Minister of Finance and Economic Affairs Sosten Gwengwe declined to comment on the matter.

Chibambo’s calls come about two months after IMF challenged RBM to adjust the policy rate in view of intensifying inflationary pressures to achieve price stability.

In its Regional Economic Outlook for Sub-Saharan Africa published on April 14 2023, IMF said the monetary policy should be steered cautiously until inflation, currently at 26.7 percent, is firmly on a downward trajectory and projected to return to the central bank’s target range.

Reads the IMF report: “In countries like Malawi, growth in reserve money continues to exceed nominal gross domestic product [GDP] growth, a situation which elevates inflationary pressures.

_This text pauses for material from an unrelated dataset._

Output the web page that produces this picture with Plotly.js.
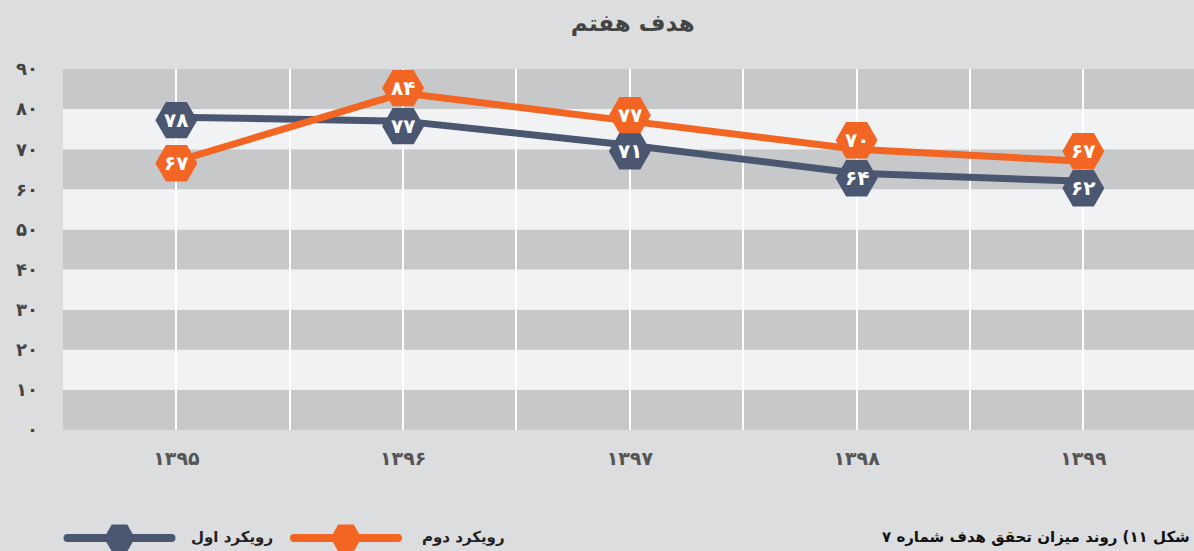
<!DOCTYPE html>
<html>
<head>
<meta charset="utf-8">
<script src="https://cdn.plot.ly/plotly-3.0.1.min.js"></script>
<style>
html,body{margin:0;padding:0;background:#dcdddf;}
#chart{width:1194px;height:551px;}
</style>
</head>
<body>
<div id="chart"></div>
<script>
// ---- data ----
var years = ['۱۳۹۵', '۱۳۹۶', '۱۳۹۷', '۱۳۹۸', '۱۳۹۹'];
var yearIndex = [0, 1, 2, 3, 4];
var approach1Name = 'رویکرد اول';
var approach2Name = 'رویکرد دوم';
var approach1 = [78, 77, 71, 64, 62];
var approach2 = [67, 84, 77, 70, 67];
var approach1Labels = ['۷۸', '۷۷', '۷۱', '۶۴', '۶۲'];
var approach2Labels = ['۶۷', '۸۴', '۷۷', '۷۰', '۶۷'];
var yTickVals = [0, 10, 20, 30, 40, 50, 60, 70, 80, 90];
var yTickText = ['۰', '۱۰', '۲۰', '۳۰', '۴۰', '۵۰', '۶۰', '۷۰', '۸۰', '۹۰'];
var chartTitle = 'هدف هفتم';
var caption = 'شکل ۱۱) روند میزان تحقق هدف شماره ۷';

// ---- styles ----
var FONT = 'DejaVu Sans, sans-serif';
var DARK = '#4b5670';
var ORANGE = '#f26522';
var BAND_DARK = '#c7c8ca';
var BAND_LIGHT = '#f1f2f4';
// label badge displacement in pixels (positive = down), to keep badges apart
var labelShift1 = [3, 5, 6, 5, 7];
var labelShift2 = [2, -5, -6, -9, -10];

function lineTrace(name, y, color) {
  return {
    type: 'scatter', mode: 'lines', name: name,
    x: yearIndex, y: y,
    line: {color: color, width: 7},
    hoverinfo: 'skip', showlegend: false
  };
}

var traces = [
  lineTrace(approach1Name, approach1, DARK),
  lineTrace(approach2Name, approach2, ORANGE)
];

function hexPath(r, dy) {
  var h = r * Math.sqrt(3) / 2, hr = r / 2;
  var pts = [[-r, 0], [-hr, h], [hr, h], [r, 0], [hr, -h], [-hr, -h]];
  return 'M' + pts.map(function (p) { return p[0].toFixed(2) + ',' + (p[1] - dy).toFixed(2); }).join(' L') + ' Z';
}

var shapes = [];
// background bands (alternating)
for (var i = 0; i < yTickVals.length - 1; i++) {
  shapes.push({
    type: 'rect', layer: 'below', xref: 'paper', yref: 'y',
    x0: 0, x1: 1, y0: yTickVals[i], y1: yTickVals[i + 1],
    fillcolor: (i % 2 === 0) ? BAND_DARK : BAND_LIGHT, line: {width: 0}
  });
}

var annotations = [];
// value badges anchored at data points
function addBadges(vals, labels, shifts, color) {
  for (var k = 0; k < vals.length; k++) {
    shapes.push({
      type: 'path', layer: 'above', xref: 'x', yref: 'y',
      xsizemode: 'pixel', ysizemode: 'pixel',
      xanchor: yearIndex[k], yanchor: vals[k],
      path: hexPath(21, shifts[k]),
      fillcolor: color, line: {width: 0}
    });
    annotations.push({
      xref: 'x', yref: 'y', x: yearIndex[k], y: vals[k], yshift: -shifts[k],
      text: labels[k], showarrow: false, xanchor: 'center', yanchor: 'middle',
      font: {family: FONT, size: 20, color: '#ffffff', weight: 'bold'}
    });
  }
}
addBadges(approach1, approach1Labels, labelShift1, DARK);
addBadges(approach2, approach2Labels, labelShift2, ORANGE);

// legend decoration (pixel-sized shapes anchored in paper coords)
var plotLeft = 63, plotW = 1131, plotBottom = 430, plotH = 361;
function px2x(px) { return (px - plotLeft) / plotW; }
function py2y(py) { return (plotBottom - py) / plotH; }
function legendItem(cx, cy, color) {
  var half = 56, t = 4;
  shapes.push({
    type: 'path', xref: 'paper', yref: 'paper',
    xsizemode: 'pixel', ysizemode: 'pixel',
    xanchor: px2x(cx), yanchor: py2y(cy),
    path: 'M' + (-half + t) + ',' + (-t) + ' H' + (half - t) +
          ' Q' + half + ',' + (-t) + ' ' + half + ',0 Q' + half + ',' + t + ' ' + (half - t) + ',' + t +
          ' H' + (-half + t) + ' Q' + (-half) + ',' + t + ' ' + (-half) + ',0 Q' + (-half) + ',' + (-t) + ' ' + (-half + t) + ',' + (-t) + ' Z',
    fillcolor: color, line: {width: 0}
  });
  shapes.push({
    type: 'path', xref: 'paper', yref: 'paper',
    xsizemode: 'pixel', ysizemode: 'pixel',
    xanchor: px2x(cx), yanchor: py2y(cy),
    path: hexPath(15.5, 0),
    fillcolor: color, line: {width: 0}
  });
}
legendItem(119.5, 538, DARK);
legendItem(346, 538, ORANGE);

annotations.push(
  {xref: 'paper', yref: 'paper', x: px2x(232), y: py2y(537), text: approach1Name,
   showarrow: false, xanchor: 'center', yanchor: 'middle',
   font: {family: FONT, size: 15, color: '#222222', weight: 'bold'}},
  {xref: 'paper', yref: 'paper', x: px2x(463), y: py2y(537), text: approach2Name,
   showarrow: false, xanchor: 'center', yanchor: 'middle',
   font: {family: FONT, size: 15, color: '#222222', weight: 'bold'}},
  {xref: 'paper', yref: 'paper', x: px2x(1192), y: py2y(537), text: caption,
   showarrow: false, xanchor: 'right', yanchor: 'middle',
   font: {family: FONT, size: 15, color: '#111111', weight: 'bold'}}
);

var layout = {
  width: 1194, height: 551,
  paper_bgcolor: '#dcdddf',
  plot_bgcolor: BAND_LIGHT,
  margin: {l: 63, r: 0, t: 69, b: 121, pad: 0},
  showlegend: false,
  title: {text: chartTitle, x: 0.53, xanchor: 'center', y: 1 - 23 / 551, yanchor: 'middle', yref: 'container',
          font: {family: FONT, size: 23, color: '#444444', weight: 'bold'}},
  xaxis: {
    range: [-0.5, 4.488], tickvals: yearIndex, ticktext: years,
    showgrid: true, gridcolor: '#ffffff', gridwidth: 2,
    minor: {tick0: 0.5, dtick: 1, showgrid: true, gridcolor: '#ffffff', gridwidth: 2},
    zeroline: false, showline: false, ticks: '',
    ticklabelstandoff: 15,
    tickfont: {family: FONT, size: 19, color: '#555555', weight: 'bold'},
    fixedrange: true
  },
  yaxis: {
    range: [0, 90], tickvals: yTickVals, ticktext: yTickText,
    showgrid: false, zeroline: false, showline: false, ticks: '',
    ticklabelstandoff: 24,
    tickfont: {family: FONT, size: 18, color: '#444444', weight: 'bold'},
    fixedrange: true
  },
  shapes: shapes,
  annotations: annotations
};

Plotly.newPlot('chart', traces, layout, {displayModeBar: false, staticPlot: true});
</script>
</body>
</html>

“Policymakers, thus, need to adjust the pace of monetary policy tightening to both the level and trajectory of inflation, in close coordination with fiscal policy, which can also tame domestic demand pressures where they exist and contain money growth.”

In January this year, Chibambo hit hard at the Lazarus Chakwera-led government for failing to curb corruption and adhering to the austerity measures that the government announced last year.